As Copeland struggled to connect with her fellow dancers, and even with ballet itself, she was also introduced to a fresh set of challenges: learning to sustain a positive body image while going through puberty in the spotlight. “[I had] no idea how to take care of my body as an athlete, [while] being told to lose weight [and] going through puberty in the public eye.”


It is this journey that forms the basis for Copeland’s latest book, Ballerina Body. “Since I started dancing I’ve been asked: what do you eat? Do you eat? Do dancers eat?” she said. “I don’t believe in diets, I never have… I wanted to show that I’m an athlete and that I work my butt off to look this way, but it’s been a journey. I wanted this to be about everyone discovering their own version of a ballerina body, which is a healthy body to me. Which is so different from how society views a ballerina’s body. Most people think of this thin, anorexic, white woman with blonde hair. And I wanted to show them that this is a ballerina too.”


It’s a message that made headlines last year when photographer Gregg Delman was accused of digitally altering Copeland’s waist to look smaller (it was later confirmed that Delman had only used editing software to remove wrinkles from Copeland’s leotard). “I’m so open about my body, having a healthy body image and eating healthy and you don’t have to be stick thin, so it was a little upsetting,” she recalled. “People just assumed that I would allow someone to Photoshop my waist smaller or something, so I was like no, I’m going to take a stance, I would never allow that to happen.”


Karston Tannis / Beast Coast


In fact, Copeland maintains a strict policy when it comes to photoshoots: “When I work on photoshoots and commercials and I have makeup artists, I’m like, don’t touch my nose, I’m happy to look like a black woman, I don’t want it to look thinner, I don’t want you to lighten my skin,” she said. “I think it’s so important to just embrace who you are, and that it’s so beautiful to just be an individual.”


Copeland also spoke about the devastating injury six years ago that nearly ended her career. “I had six stress fractures to my tibia and I ended up having a plate put in, and I was told I would never dance again,” she said. “I was 29, which is very old for a ballerina, I’m 35 now, but at 29 I was still a soloist… I don’t know how I was so mentally strong to just persevere, [but] there was just something that made me feel like no, I’m going to be a principal dancer.” Copeland’s determination was rewarded in June 2015, when she was finally made Principal, the first African-American to hold the position in the American Ballet Theatre’s 75-year history.

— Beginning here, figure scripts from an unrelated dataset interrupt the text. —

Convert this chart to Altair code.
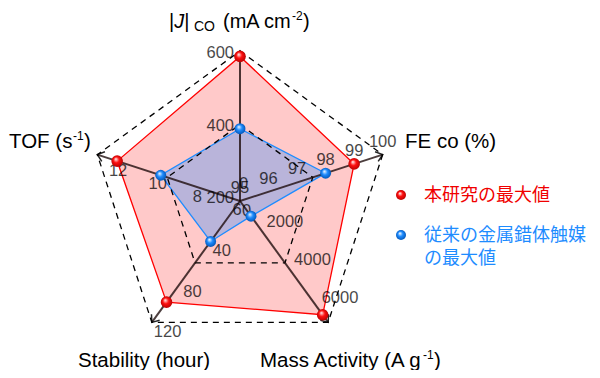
import math
import pandas as pd
import altair as alt

# ---------------- data ----------------
axis_names = ["|J| CO", "FE co", "Mass Activity", "Stability", "TOF"]
axis_angle = [90, 18, -54, -126, 162]          # direction of each spoke (deg, ccw)
axis_min = [200, 95, 0, 0, 6]                  # value at the centre
axis_tip = [615, 100, 6400, 120, 13.2]         # value at the arrow tip
this_work = [600, 99, 6000, 100, 12.2]         # 本研究の最大値
conventional = [400, 98, 800, 40, 10]          # 従来の金属錯体触媒の最大値
tick_values = [
    [200, 400, 600],
    [95, 96, 97, 98, 99, 100],
    [0, 2000, 4000, 6000],
    [0, 40, 80, 120],
    [6, 8, 10, 12],
]
grid_fracs = [0.51, 1.0]

# ---------------- layout helpers ----------------
R = 150.0
CX, CY = 240, 201          # page position of the centre


def P(px, py):
    """page pixel -> data coords"""
    return px - CX, CY - py


def radius(i, v):
    return (v - axis_min[i]) / (axis_tip[i] - axis_min[i]) * R


def pt(i, r):
    a = math.radians(axis_angle[i])
    return r * math.cos(a), r * math.sin(a)


xs = alt.Scale(domain=[-232, 352], nice=False, zero=False)
ys = alt.Scale(domain=[-169, 193], nice=False, zero=False)


def XY(xf="x", yf="y"):
    return dict(x=alt.X(f"{xf}:Q", scale=xs, axis=None), y=alt.Y(f"{yf}:Q", scale=ys, axis=None))


# polygons
def poly_df(vals):
    rows = []
    for i, v in enumerate(vals):
        x, y = pt(i, radius(i, v))
        rows.append({"o": i, "x": x, "y": y})
    return pd.DataFrame(rows)


red_df = poly_df(this_work)
blue_df = poly_df(conventional)

red_poly = alt.Chart(red_df).mark_line(
    interpolate="linear-closed", fill="#FFC9C9", stroke="#FF0000", strokeWidth=1.3
).encode(order="o:Q", **XY())
blue_poly = alt.Chart(blue_df).mark_line(
    interpolate="linear-closed", fill="#B9B4DA", stroke="#1E8CFF", strokeWidth=1.3
).encode(order="o:Q", **XY())

# dashed grid pentagons
grid_rows = []
for g, f in enumerate(grid_fracs):
    for i in range(5):
        x, y = pt(i, f * R)
        grid_rows.append({"g": g, "o": i, "x": x, "y": y})
grid_df = pd.DataFrame(grid_rows)
grid = alt.Chart(grid_df).mark_line(
    interpolate="linear-closed", color="#000000", strokeWidth=1.3, strokeDash=[6, 5]
).encode(detail="g:N", order="o:Q", **XY())

# spokes
spoke_rows = []
for i in range(5):
    x, y = pt(i, R)
    spoke_rows.append({"x": 0, "y": 0, "x2": x, "y2": y, "ang": (-axis_angle[i]) % 360})
spoke_df = pd.DataFrame(spoke_rows)
spokes = alt.Chart(spoke_df).mark_rule(color="#1a0808", opacity=0.78, strokeWidth=2).encode(
    x=alt.X("x:Q", scale=xs, axis=None), y=alt.Y("y:Q", scale=ys, axis=None),
    x2="x2:Q", y2="y2:Q")
arrows = alt.Chart(spoke_df).mark_point(
    shape="M -1 -0.8 L 0 0 L -1 0.8", filled=False, size=160, color="#000000",
    opacity=0.85, strokeWidth=1.5
).encode(x=alt.X("x2:Q", scale=xs, axis=None), y=alt.Y("y2:Q", scale=ys, axis=None),
         angle=alt.Angle("ang:Q", scale=None))

# tick labels
label_off = [(-6, -3, "right"), (0, -13, "center"), (-1, -17, "left"), (2, 10, "left"), (-3, 9, "center")]
tick_layers = []
for i, tv in enumerate(tick_values):
    dx, dy, al = label_off[i]
    rows = []
    for v in tv:
        x, y = pt(i, radius(i, v))
        rows.append({"x": x + dx, "y": y - dy, "t": str(v)})
    tick_layers.append(
        alt.Chart(pd.DataFrame(rows)).mark_text(
            align=al, baseline="middle", font="Liberation Sans", fontSize=16.5,
            color="#000000", opacity=0.72
        ).encode(text="t:N", **XY())
    )

# spheres
def sphere(main, dark):
    return alt.RadialGradient(
        gradient="radial",
        stops=[alt.GradientStop(color="#ffffff", offset=0.0),
               alt.GradientStop(color=main, offset=0.45),
               alt.GradientStop(color=dark, offset=1.0)],
        x1=0.38, y1=0.32, r1=0.0, x2=0.5, y2=0.5, r2=0.55)

red_fill = sphere("#FF1010", "#B00000")
blue_fill = sphere("#1E8CFF", "#0050B0")

red_pts = alt.Chart(red_df).mark_circle(fill=red_fill, size=135, opacity=1).encode(**XY())
blue_pts = alt.Chart(blue_df).mark_circle(fill=blue_fill, size=120, opacity=1).encode(**XY())

# legend
leg_items = ["本研究の最大値", "従来の金属錯体触媒\nの最大値"]
leg_df = pd.DataFrame([dict(zip(["x", "y"], P(401, 195)))])
leg_df2 = pd.DataFrame([dict(zip(["x", "y"], P(401, 235)))])
leg_red_pt = alt.Chart(leg_df).mark_circle(fill=red_fill, size=100, opacity=1).encode(**XY())
leg_blue_pt = alt.Chart(leg_df2).mark_circle(fill=blue_fill, size=100, opacity=1).encode(**XY())

lx, ly = P(424, 196)
leg_red_txt = alt.Chart(pd.DataFrame([{"x": lx, "y": ly, "t": leg_items[0]}])).mark_text(
    align="left", baseline="middle", font="Noto Sans CJK JP", fontSize=18, color="#F00000"
).encode(text="t:N", **XY())
b_lines = leg_items[1].split("\n")
bx, by1 = P(424, 236)
_, by2 = P(424, 259)
leg_blue_txt = alt.Chart(pd.DataFrame([
    {"x": bx, "y": by1, "t": b_lines[0]},
    {"x": bx, "y": by2, "t": b_lines[1]},
])).mark_text(
    align="left", baseline="middle", font="Noto Sans CJK JP", fontSize=18, color="#1E8CFF"
).encode(text="t:N", **XY())

# axis titles (rich text composed from pieces)
def piece(px, py, txt, size=20.5):
    x, y = P(px, py)
    return {"x": x, "y": y, "t": txt, "s": size}

normal_pieces = [
    piece(169, 28, "|", 20), piece(184.2, 28, "|", 20),
    piece(223, 28, "(mA cm", 20), piece(303, 28, ")", 20),
    piece(405, 148, "FE co (%)"),
    piece(9, 148, "TOF (s"), piece(84, 148, ")"),
    piece(78, 367, "Stability (hour)"),
    piece(260, 367, "Mass Activity (A g"), piece(434, 367, ")"),
]
small_pieces = [
    piece(194, 31, "CO", 14),
    piece(292, 20, "-2", 12),
    piece(73, 140, "-1", 12),
    piece(423, 359, "-1", 12),
]
italic_pieces = [piece(174.2, 28, "J", 20)]


def title_layer(rows, style="normal"):
    return alt.Chart(pd.DataFrame(rows)).mark_text(
        align="left", baseline="alphabetic", font="Liberation Sans", fontStyle=style,
        color="#000000"
    ).encode(text="t:N", size=alt.Size("s:Q", scale=None, legend=None), **XY())


titles = [title_layer(normal_pieces), title_layer(small_pieces), title_layer(italic_pieces, "italic")]

chart = alt.layer(
    red_poly, blue_poly, grid, spokes, arrows, *tick_layers, red_pts, blue_pts,
    leg_red_pt, leg_blue_pt, leg_red_txt, leg_blue_txt, *titles
).properties(width=584, height=362, padding=0, autosize="none").configure_view(stroke=None)

chart.save("out.html", embed_options={"renderer": "svg", "actions": False})
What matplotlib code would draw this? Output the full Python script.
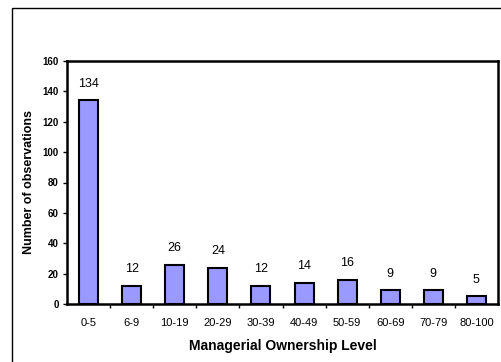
import matplotlib.pyplot as plt
import matplotlib.patches as patches
import numpy as np

categories = ['0-5', '6-9', '10-19', '20-29', '30-39', '40-49', '50-59', '60-69', '70-79', '80-100']
counts = [134, 12, 26, 24, 12, 14, 16, 9, 9, 5]
y_ticks = [0, 20, 40, 60, 80, 100, 120, 140, 160]

plt.rcParams['font.family'] = 'Liberation Sans'

W, H = 501, 362
fig = plt.figure(figsize=(W / 100, H / 100), dpi=100)

# outer chart border (runs off the right and bottom edge)
fig.patches.append(patches.Rectangle((12 / W, 1 - 8 / H), 2, -2, transform=fig.transFigure,
                                     fill=False, edgecolor='black', linewidth=1.0))

ax = fig.add_axes([67 / W, 1 - 304 / H, (498 - 67) / W, (304 - 61) / H])

x = np.arange(len(categories))
ax.bar(x, counts, width=0.44, color='#9999FF', edgecolor='black', linewidth=1.5, zorder=3)

for xi, c in zip(x, counts):
    ax.text(xi, c + 7, str(c), ha='center', va='bottom', fontsize=9)

ax.set_xlim(-0.5, len(categories) - 0.5)
ax.set_ylim(0, 160)
ax.set_yticks(y_ticks)
ax.set_yticklabels([str(v) for v in y_ticks], fontsize=7, fontweight='bold')

ax.set_xticks(x)
ax.set_xticklabels(categories, fontsize=8)
ax.tick_params(axis='x', length=0, pad=10)
ax.set_xticks(np.arange(0.5, len(categories) - 0.5, 1), minor=True)
ax.tick_params(axis='x', which='minor', length=3, width=1, direction='out')
ax.tick_params(axis='y', length=3, width=1, direction='out', pad=3)

for s in ax.spines.values():
    s.set_linewidth(1.8)

ax.set_xlabel('Managerial Ownership Level', fontsize=10, fontweight='bold', labelpad=8)
ax.set_ylabel('Number of observations', fontsize=9, fontweight='bold', labelpad=5)

fig.savefig('out.png', dpi=100)
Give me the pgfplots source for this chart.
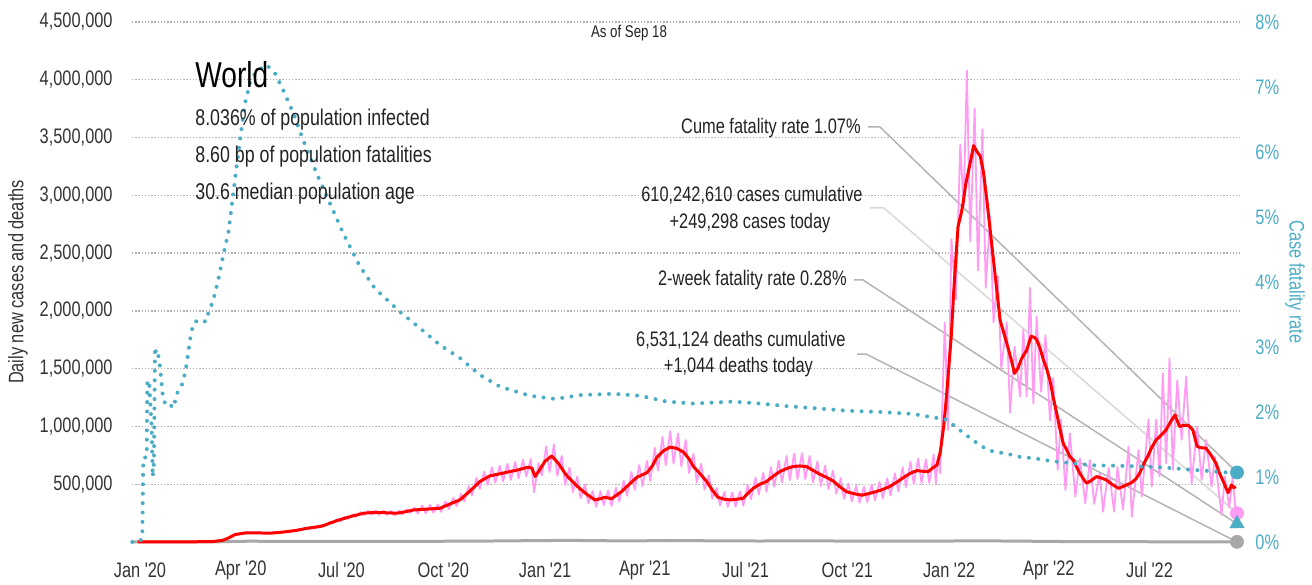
\documentclass[border=0pt]{standalone}
\usepackage{pgfplots}
\pgfplotsset{compat=1.18}
\usepackage{fontspec}
\setmainfont{Liberation Sans}[FakeStretch=0.78, Ligatures=TeXOff]
\definecolor{cfr}{HTML}{4AADC5}
\definecolor{pinkc}{HTML}{FF9CF2}
\definecolor{txt}{HTML}{222222}
\definecolor{tick}{HTML}{333333}
\definecolor{gridc}{HTML}{AFAFAF}
\definecolor{ann}{HTML}{B4B4B4}
\definecolor{annl}{HTML}{D8D8D8}
\definecolor{deaths}{HTML}{A8A8A8}
\begin{document}
\begin{tikzpicture}[font=\fontsize{10.5}{13}\selectfont, text=txt]
\useasboundingbox (-66pt,-21pt) rectangle (590pt,271pt);
% annotation leader lines
\draw[ann, line width=0.75pt] (368pt,207.5pt) -- (374pt,207.5pt) -- (552.5pt,34.75pt);
\draw[annl, line width=0.75pt] (369pt,167pt) -- (376pt,167pt) -- (552.5pt,14.4pt);
\draw[ann, line width=0.75pt] (361pt,131pt) -- (365.5pt,131pt) -- (552.5pt,9.1pt);
\draw[ann, line width=0.75pt] (362.5pt,94pt) -- (367pt,94pt) -- (552.5pt,0.06pt);

\begin{axis}[at={(0,0)}, anchor=south west, scale only axis,
  width=554pt, height=260pt, xmin=-7.2, xmax=993.7, ymin=0, ymax=4500,
  axis line style={draw=none}, major tick length=0pt, clip=false,
  ytick={500,1000,...,4500},
  yticklabels={{500,000},{1,000,000},{1,500,000},{2,000,000},{2,500,000},{3,000,000},{3,500,000},{4,000,000},{4,500,000}},
  ymajorgrids, grid style={gridc, line width=0.7pt, dash pattern=on 0.7pt off 0.9pt},
  xtick={0,91,182,274,366,456,547,639,731,821,912},
  xticklabels={Jan '20,Apr '20,Jul '20,Oct '20,Jan '21,Apr '21,Jul '21,Oct '21,Jan '22,Apr '22,Jul '22},
  xticklabel style={anchor=center, yshift=-14pt, inner sep=0pt, text=tick},
  yticklabel style={anchor=east, xshift=-9.5pt, inner sep=0pt, text=tick},
]
\addplot[deaths, line width=1.5pt] coordinates {(-7,0) (50,0.3) (70,1.5) (85,5) (100,7) (120,5.5) (150,4.5) (200,5.5) (240,5.8) (300,7) (340,10.5) (385,14) (410,12) (440,9) (480,13) (520,10) (560,8.5) (600,10) (650,7.5) (700,6.8) (760,10) (800,7) (840,3.5) (900,2.2) (960,2) (991,1.044)};
\addplot[pinkc, line width=0.9pt, line join=round] coordinates {
(-2,0) (40,1.5) (55,3) (62,3.5) (66,4.2) (69,7.3) (73,13.2) (76,18) (80,37) (83,47.5) (87,70) (90,67) (94,80) (97,74.7) (101,84) (104,75.5) (108,82.4) (111,73.8) (115,80.4) (118,73) (122,83.7) (125,78) (129,90) (132,84.5) (136,98.4) (139,92.6) (143,109) (146,104) (150,123) (153,113) (157,135.6) (160,122) (164,147) (167,136) (171,172.6) (174,159.7) (178,198) (181,180) (185,219.8) (188,199) (192,240.5) (195,215.8) (199,258.7) (202,231.6) (206,269.6) (209,236.5) (213,272.5) (216,236.6) (220,271.8) (223,235) (227,268.6) (230,232.3) (234,270) (237,239) (241,282.6) (244,251.7) (248,297) (251,246) (255,315.7) (258,249.7) (262,320.6) (265,253.6) (269,325.6) (272,260.6) (276,350) (279,286) (283,381.5) (286,310) (290,417) (293,350) (297,483) (300,403) (304,554.8) (307,460) (311,610) (314,493.8) (318,645) (321,512) (325,660.8) (328,524.8) (332,677.4) (335,537.7) (339,693) (342,550) (346,712) (349,567) (353,718.8) (356,430) (360,683) (363,576) (367,828) (370,606) (374,846) (377,573) (381,745) (384,493) (388,643.5) (391,431.6) (395,565.5) (398,379.5) (402,498) (405,334.8) (409,441) (412,304) (416,438.8) (419,318.7) (423,445.8) (426,311) (430,470) (433,350.6) (437,531.5) (440,400) (444,605.4) (447,451) (451,666.5) (454,483.6) (458,702) (461,528) (465,815.5) (468,617) (472,913) (475,664) (479,960.6) (482,677) (486,941) (489,654) (493,882.4) (496,597.6) (500,764) (503,515.8) (507,677) (510,452.6) (514,577.7) (517,373.5) (521,467.5) (524,316.5) (528,433) (531,304) (535,428) (538,306) (542,438) (545,314.6) (549,491.4) (552,371) (556,557.7) (559,410) (563,598.5) (566,434) (570,648.5) (573,478.5) (577,705) (580,512.7) (584,743) (587,534.5) (591,765) (594,544.7) (598,768) (601,542.7) (605,744.7) (608,514.6) (612,699.7) (615,483.5) (619,660.5) (622,456) (626,619) (629,418.7) (633,553) (636,374) (640,504) (643,351) (647,484.7) (650,339) (654,479) (657,345) (661,498) (664,359.7) (668,521) (671,377.6) (675,551) (678,402.5) (682,594.7) (685,437) (689,647) (692,474.5) (696,695) (699,504) (703,721.7) (706,509) (710,714) (713,512) (717,757) (719,509) (721,740) (723,595) (727,1900) (730,970) (733,2620) (737,2100) (741,3440) (744,2900) (747,4080) (750,2600) (754,3750) (757,2350) (761,3570) (764,2200) (768,2820) (771,1900) (775,2300) (778,1500) (783,1900) (786,1120) (790,1690) (795,1260) (798,1840) (801,1260) (804,2200) (807,1200) (810,1950) (814,1300) (818,1790) (822,1050) (825,1420) (829,624) (832,1060) (836,450) (840,940) (845,393) (849,725) (854,335) (858,711) (862,330) (867,595) (870,262) (875,640) (880,262) (883,650) (888,280) (893,826) (896,219) (902,797) (905,393) (911,1060) (914,479) (918,1060) (921,566) (924,1460) (927,682) (930,1590) (933,624) (937,1400) (941,884) (945,1430) (950,509) (955,1000) (959,537) (963,884) (968,479) (971,739) (977,234) (980,566) (984,300) (987,560) (990,249.298)};
\addplot[red, line width=1.5pt, line join=round] coordinates {
(-2,0) (21,0.5) (40,1.5) (50,2) (66,4) (75,15) (80,35) (86,65) (95,78) (102,80) (110,78) (117,76) (125,82) (133,90) (141,100) (151,119) (158,128) (165,139) (172,165) (178,185) (190,220) (202,249) (210,255) (220,254) (232,249) (240,262) (247,277) (260,285) (271,292) (280,329) (289,364) (298,440) (307,523) (316,572) (325,590) (334,609) (342,625) (350,647) (354,640) (357,566) (362,640) (366,700) (372,745) (378,680) (385,580) (391,520) (397,465) (404,410) (411,364) (416,375) (420,387) (426,375) (435,436) (442,500) (449,561) (458,600) (463,660) (467,734) (473,790) (479,821) (485,810) (491,777) (496,720) (500,653) (506,590) (512,523) (517,450) (522,387) (528,370) (533,364) (539,370) (545,379) (549,420) (554,465) (560,500) (566,523) (572,570) (578,609) (584,635) (590,653) (596,658) (602,653) (608,620) (614,587) (620,560) (626,529) (632,480) (638,436) (645,418) (652,405) (658,418) (665,436) (671,455) (677,479) (684,520) (691,566) (697,600) (702,618) (707,612) (712,609) (716,640) (720,667) (723,782) (726,999) (728,1200) (730,1430) (733,1800) (735,2150) (737,2450) (739,2730) (742,2850) (744,2960) (746,3100) (748,3190) (751,3330) (753,3430) (756,3380) (759,3340) (762,3200) (765,2960) (768,2700) (771,2440) (774,2180) (777,1920) (780,1820) (783,1720) (787,1580) (790,1460) (793,1500) (796,1580) (801,1660) (805,1780) (808,1770) (810,1750) (813,1680) (816,1580) (819,1500) (822,1400) (825,1250) (828,1120) (831,980) (834,855) (837,800) (840,739) (843,711) (846,650) (849,595) (852,550) (855,509) (859,530) (864,566) (868,555) (873,537) (878,500) (884,465) (888,480) (891,494) (894,505) (897,523) (900,550) (903,595) (907,680) (911,754) (914,820) (918,884) (922,920) (927,971) (931,1040) (935,1100) (937,1050) (939,999) (943,1010) (947,1010) (951,971) (953,900) (955,826) (959,815) (963,812) (967,760) (972,682) (975,600) (978,537) (981,470) (983,427) (986,494) (988,470) (990,479)};
\addplot[only marks, mark=*, mark size=3.25pt, color=pinkc] coordinates {(991,249.298)};
\addplot[only marks, mark=*, mark size=3.25pt, color=deaths] coordinates {(991,1.044)};
\end{axis}

\begin{axis}[at={(0,0)}, anchor=south west, scale only axis,
  width=554pt, height=260pt, xmin=-7.2, xmax=993.7, ymin=0, ymax=8,
  axis line style={draw=none}, major tick length=0pt, clip=false,
  xtick=\empty, ytick={0,1,...,8}, yticklabel pos=right,
  yticklabels={0\%,1\%,2\%,3\%,4\%,5\%,6\%,7\%,8\%},
  yticklabel style={anchor=west, xshift=7.5pt, inner sep=0pt, text=cfr},
]
\addplot[cfr, line width=2pt, line cap=round, dash pattern=on 0pt off 4.7pt] coordinates {
(-7,0) (-0.6,0) (2.1,0.06) (3,1.29) (6.1,1.31) (6.6,2.44) (8.4,2.49) (9,2.24) (10.6,1.75) (11.5,1.0) (12.6,1.21) (13.6,3.0) (15.1,2.85) (16.5,2.88) (18.1,2.70) (21,2.18) (24.1,2.11) (27.1,2.13) (29.5,2.06) (31.6,2.16) (34.6,2.34) (38.6,2.44) (40.7,2.60) (42.7,2.80) (45.2,3.11) (48.1,3.36) (52.7,3.42) (59.6,3.39) (61.7,3.52) (66.2,3.72) (70.7,4.03) (73.8,4.29) (76.8,4.54) (79.8,4.75) (82.8,5.16) (85.8,5.57) (90.3,6.18) (94.9,6.75) (99.4,7.06) (103.9,7.21) (109.9,7.29) (114.5,7.34) (122,7.21) (129.4,6.95) (138.5,6.60) (147.5,6.18) (159.6,5.67) (171.6,5.21) (183.6,4.75) (198.7,4.24) (212.3,3.90) (234.9,3.54) (252.9,3.29) (271,3.03) (289.1,2.83) (307.1,2.57) (325.2,2.39) (352.3,2.25) (374.9,2.20) (397.5,2.26) (427.6,2.28) (451.7,2.25) (475.8,2.16) (499.8,2.13) (535.9,2.16) (560.1,2.13) (584.2,2.09) (608.2,2.06) (638.4,2.02) (668.5,2.00) (698.6,1.97) (704.6,1.95) (722.7,1.90) (728.7,1.88) (734.7,1.80) (740.7,1.72) (749.8,1.60) (760.3,1.47) (770.8,1.39) (782.9,1.36) (794.9,1.31) (807,1.29) (825,1.24) (843.1,1.21) (861.1,1.18) (891.3,1.17) (921.4,1.15) (951.5,1.11) (981.7,1.07) (991,1.07)};
\addplot[only marks, mark=*, mark size=3.25pt, color=cfr] coordinates {(991,1.07)};
\addplot[only marks, mark=triangle*, mark size=4pt, color=cfr] coordinates {(991,0.28)};
\end{axis}

% texts
\node[anchor=base west, inner sep=0pt, font=\fontsize{18}{20}\selectfont, text=black] at (31.5pt,227.3pt) {World};
\node[anchor=base west, inner sep=0pt, font=\fontsize{11.4}{13}\selectfont] at (31.5pt,208pt) {8.036\% of population infected};
\node[anchor=base west, inner sep=0pt, font=\fontsize{11.4}{13}\selectfont] at (31.5pt,189.5pt) {8.60 bp of population fatalities};
\node[anchor=base west, inner sep=0pt, font=\fontsize{11.4}{13}\selectfont] at (31.5pt,171pt) {30.6 median population age};
\node[font=\fontsize{8.5}{10}\selectfont] at (248.5pt,254.5pt) {As of Sep 18};

\node[anchor=base east, inner sep=0pt] at (364.5pt,204.3pt) {Cume fatality rate 1.07\%};
\node[anchor=base east, inner sep=0pt] at (365.5pt,170.2pt) {610,242,610 cases cumulative};
\node[anchor=base, inner sep=0pt] at (309pt,156.8pt) {+249,298 cases today};
\node[anchor=base east, inner sep=0pt] at (357.5pt,128.2pt) {2-week fatality rate 0.28\%};
\node[anchor=base east, inner sep=0pt] at (357pt,97.7pt) {6,531,124 deaths cumulative};
\node[anchor=base, inner sep=0pt] at (303.2pt,84.75pt) {+1,044 deaths today};

\node[rotate=90, text=tick] at (-57pt,130pt) {Daily new cases and deaths};
\node[rotate=-90, text=cfr] at (581.5pt,130pt) {Case fatality rate};
\end{tikzpicture}
\end{document}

Now her influence is set to broaden further thanks to her role in the upcoming Disney movie The Nutcracker and the Four Realms, alongside Keira Knightley, Helen Mirren and Morgan Freeman. In addition to performing in the movie, due for release in November 2018, Copeland was charged with choosing the choreographer and her fellow dancers too. “They kind of carved out this part of the movie to showcase dance, so all of the main characters are sitting in a theatre setting and I perform for them,” she said. “It’s just amazing to be a brown ballerina representing ballet through Disney.”


Certainly, like every project Copeland undertakes, the movie role will help underscore her message of embracing one’s individuality. “With the dancers and young people that I mentor [through] the Boys & Girls Club of America [and] at public schools all over the United States, something that I just continue to say is: embrace your individuality,” she said. “To me that’s so much more special, so much more beautiful, than looking exactly like everyone else around you. Discover what it is that makes you different and special - there’s so much beauty in that.”